Von Bad Bocklet bis zur Autobahn-Auffahrt bei Bad Brückenau war Bayern 1 über DAB+ in einwandfreier Qualität zu empfangen. Wenige hundert Meter nach der bayerisch-hessischen Landesgrenze wurde die Feldstärke schlagartig schlechter. Das Autoradio wechselte auf die ebenfalls vom Kreuzberg/Rhön abgestrahlte UKW-Frequenz 98,3 MHz, auf der Bayern 1 in ganz Osthessen gut zu empfangen ist.
Erst als ich im weiteren Verlauf der Heimreise auf der A66 auf der Höhe von Schlüchtern war, wechselte das Autoradio zurück auf DAB+. Das Signal dürfte nun aber vom Sender Alzenau (Hahnenkamm) gekommen sein, der neben der Stadt Alzenau und dem Kahlgrund vor allem weite Teile des Rhein-Main-Gebiets versorgt.
Diese Einschränkung kann nicht bleiben
So sehr ich die Problematik mit der Gleichkanalbelegung in Bayern und Nordrhein-Westfalen auch verstehe: Es kann und darf nicht sein, dass die Einführung von DAB+, die irgendwann in einer Abschaltung des analogen UKW-Rundfunks münden soll, jahrzehntelang gewachsene Hörerstrukturen zerstört.
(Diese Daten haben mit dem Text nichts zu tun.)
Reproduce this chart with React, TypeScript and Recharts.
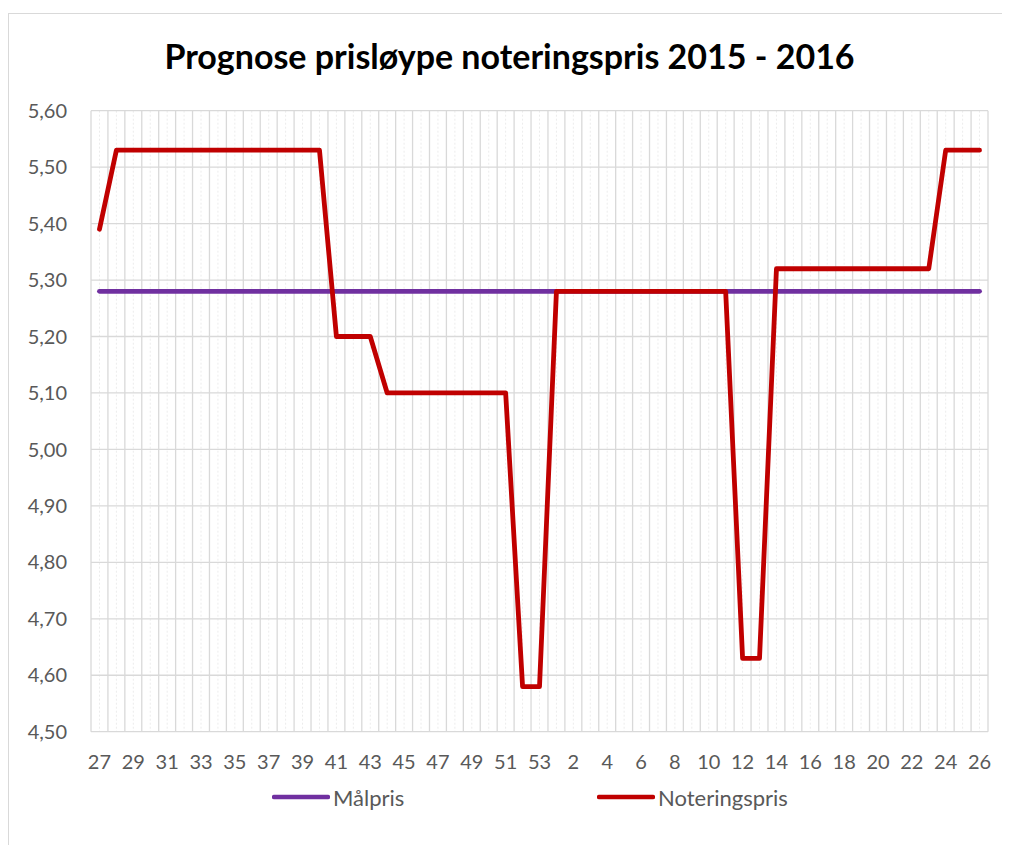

Wenn jemand aus Bad Kissingen in Fulda arbeitet, würde er auf dem Weg zur Arbeit seinen Heimatsender nicht mehr durchgehend terrestrisch empfangen können. Er müsste auf Streaming ausweichen.
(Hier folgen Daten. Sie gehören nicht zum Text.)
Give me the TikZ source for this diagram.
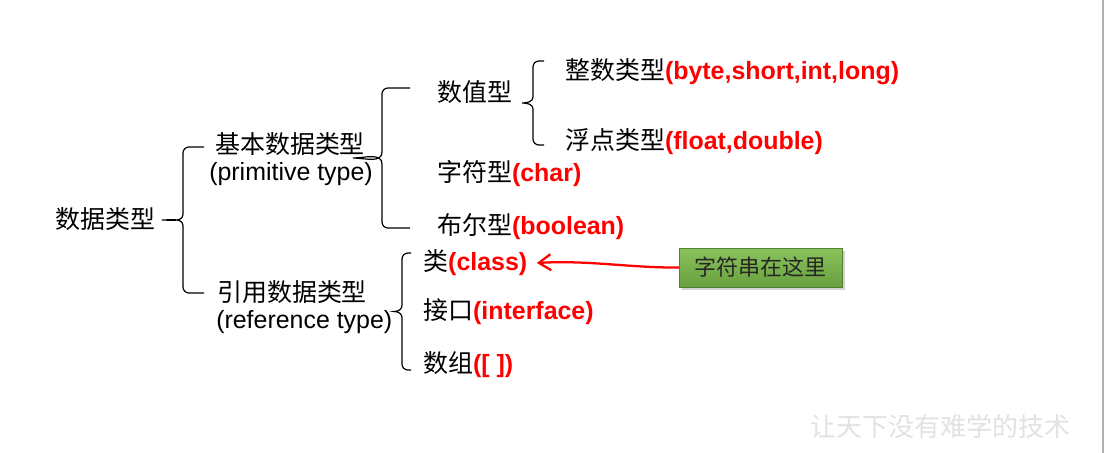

Auf der A66, die in Osthessen wenige Kilometer nördlich der bayerisch-hessischen Landesgrenze verläuft, war es schon immer Standard, neben den landesweiten hessischen Programmen auch die Programme des Bayerischen Rundfunks und von Antenne Bayern empfangen zu können. Wenn das nach einer UKW-Abschaltung nicht mehr möglich wäre, dann würde ich das als Rückschritt und nicht als Fortschritt bezeichnen.
Zusätzlicher BR-Sender in Fulda denkbar?
Wenn es aufgrund der exponierten Lage des Senders Kreuzberg/Rhön tatsächlich nicht möglich sein sollte, die bayerischen DAB+-Multiplexe zumindest mit kleiner Leistung auch Richtung Norden auszustrahlen, da man gegenseitige Interferenzen mit möglichen künftigen Sendern aus Nordrhein-Westfalen befürchtet, sollte der Bayerische Rundfunk über einen zusätzlichen Sender in Fulda nachdenken, der dann ebenfalls gerichtet nach Süden abstrahlt.
Von Fulda aus könnte der BR den hessisch-bayerischen Grenzraum versorgen und auch Versorgungslücken in Bayern selbst, die der Sender Kreuzberg aufgrund seiner Richtcharakteristik aufweist, schließen. Umgekehrt senden der Hessische Rundfunk und der Mitteldeutsche Rundfunk ja ebenfalls vom bayerischen Standort Kreuzberg, um Versorgungslücken in Osthessen bzw. im Südwesten von Thüringen zu schließen.
Ohne Verbesserung wäre die UKW-Abschaltung ein Rückschritt
Wenn die Einführung von DAB+ zu einer derart eklatanten Einschränkung der technischen Reichweite führen sollte, wäre ich persönlich strikt gegen eine UKW-Abschaltung. Die Rundfunkanstalten würden dem Hörer nämlich einen Bärendienst erweisen, wenn Programme, deren Empfang jahrzehntelang eine Selbstverständlichkeit war, von heute auf morgen nicht mehr terrestrisch hörbar wären.